___ Provided material ___

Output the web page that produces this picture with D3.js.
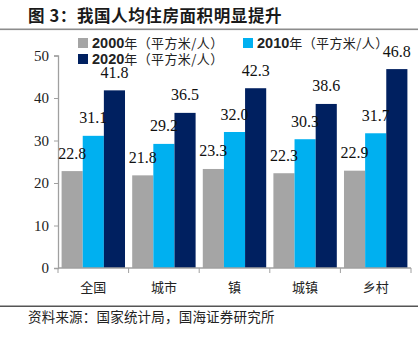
<!DOCTYPE html>
<html><head><meta charset="utf-8">
<script src="https://cdn.jsdelivr.net/npm/d3@7"></script>
<style>body{margin:0;background:#fff}svg{display:block}</style>
</head><body>
<script>
const categories = ["全国","城市","镇","城镇","乡村"];
const seriesNames = ["2000年","2010年","2020年"];
const values2000 = [22.8,21.8,23.3,22.3,22.9];
const values2010 = [31.1,29.2,32.0,30.3,31.7];
const values2020 = [41.8,36.5,42.3,38.6,46.8];
const yTicks = [0,10,20,30,40,50];
const colors = ["#A5A5A5","#00B0F0","#002060"];
const unit = "（平方米/人）";

const W=418,H=338;
const svg=d3.select("body").append("svg").attr("width",W).attr("height",H);
const serif="'Liberation Serif','Times New Roman',serif";
const cjk="'Noto Sans CJK SC','Noto Sans',sans-serif";

// title
svg.append("text").attr("x",28).attr("y",21.5).attr("font-family",cjk).attr("font-weight","bold")
  .attr("font-size",16.5).attr("letter-spacing",0.6).attr("fill","#1a1a1a").text("图 3：我国人均住房面积明显提升");
svg.append("rect").attr("x",0).attr("y",28.5).attr("width",W).attr("height",1.6).attr("fill","#8c8c8c");

const x=d3.scaleBand().domain(categories).range([58,411]).paddingInner(0).paddingOuter(0);
const x1=d3.scaleBand().domain(seriesNames).range([0,x.bandwidth()]).paddingInner(0).paddingOuter(0.17);
const y=d3.scaleLinear().domain([0,50]).range([268,55.5]);

const data=[values2000,values2010,values2020];

// y axis
const ya=svg.append("g").attr("transform","translate(58,0)")
  .call(d3.axisLeft(y).tickValues(yTicks).tickSize(4).tickPadding(5));
ya.select(".domain").attr("stroke","#a0a0a0").attr("stroke-width",1.3);
ya.selectAll(".tick line").attr("stroke","#a0a0a0");
ya.selectAll("text").attr("font-family",serif).attr("font-size",15).attr("fill","#222");

// bars
categories.forEach((c,i)=>{
  seriesNames.forEach((s,j)=>{
    const v=data[j][i];
    svg.append("rect").attr("x",x(c)+x1(s)).attr("y",y(v)).attr("width",x1.bandwidth())
      .attr("height",y(0)-y(v)).attr("fill",colors[j]);
  });
});
// labels
categories.forEach((c,i)=>{
  seriesNames.forEach((s,j)=>{
    const v=data[j][i];
    svg.append("text").attr("x",x(c)+x1(s)+x1.bandwidth()/2).attr("y",y(v)-12.5)
      .attr("text-anchor","middle").attr("font-family",serif).attr("font-size",16).attr("fill","#111")
      .text(v.toFixed(1));
  });
});

// x axis
svg.append("line").attr("x1",58).attr("x2",411).attr("y1",268).attr("y2",268).attr("stroke","#a0a0a0").attr("stroke-width",1.3);
const edges=categories.map(c=>x(c)).concat([x.range()[1]]);
svg.selectAll(".xt").data(edges).enter().append("line").attr("x1",d=>d).attr("x2",d=>d)
  .attr("y1",268).attr("y2",273).attr("stroke","#a0a0a0");
svg.selectAll(".xl").data(categories).enter().append("text")
  .attr("x",d=>x(d)+x.bandwidth()/2).attr("y",292).attr("text-anchor","middle")
  .attr("font-family",cjk).attr("font-size",13).attr("fill","#222").text(d=>d);

// legend
const leg=[{i:0,x:78,y:48},{i:1,x:243,y:48},{i:2,x:78,y:64}];
leg.forEach(l=>{
  svg.append("rect").attr("x",l.x).attr("y",l.y-10).attr("width",10).attr("height",10).attr("fill",colors[l.i]);
  const t=svg.append("text").attr("x",l.x+14).attr("y",l.y).attr("fill","#222");
  t.append("tspan").attr("font-family","'Liberation Sans',Arial,sans-serif").attr("font-weight","bold").attr("font-size",14.5).text(seriesNames[l.i].replace("年",""));
  t.append("tspan").attr("font-family",cjk).attr("font-size",13).attr("letter-spacing",0.4).text("年"+unit);
});

// footer
svg.append("rect").attr("x",0).attr("y",305.5).attr("width",W).attr("height",1.5).attr("fill","#555");
svg.append("text").attr("x",28).attr("y",322).attr("font-family",cjk).attr("font-size",13.5)
  .attr("letter-spacing",0.2).attr("fill","#222").text("资料来源：国家统计局，国海证券研究所");
</script>
</body></html>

___

What you should do: Restate, line by line and word for word, everything from the top of the material through the line that contains "Sans CJK SC','Noto". Leave pictures out.

Task solution:
Output the web page that produces this picture with D3.js.
<!DOCTYPE html>
<html><head><meta charset="utf-8">
<script src="https://cdn.jsdelivr.net/npm/d3@7"></script>
<style>body{margin:0;background:#fff}svg{display:block}</style>
</head><body>
<script>
const categories = ["全国","城市","镇","城镇","乡村"];
const seriesNames = ["2000年","2010年","2020年"];
const values2000 = [22.8,21.8,23.3,22.3,22.9];
const values2010 = [31.1,29.2,32.0,30.3,31.7];
const values2020 = [41.8,36.5,42.3,38.6,46.8];
const yTicks = [0,10,20,30,40,50];
const colors = ["#A5A5A5","#00B0F0","#002060"];
const unit = "（平方米/人）";

const W=418,H=338;
const svg=d3.select("body").append("svg").attr("width",W).attr("height",H);
const serif="'Liberation Serif','Times New Roman',serif";
const cjk="'Noto Sans CJK SC','Noto Sans',sans-serif";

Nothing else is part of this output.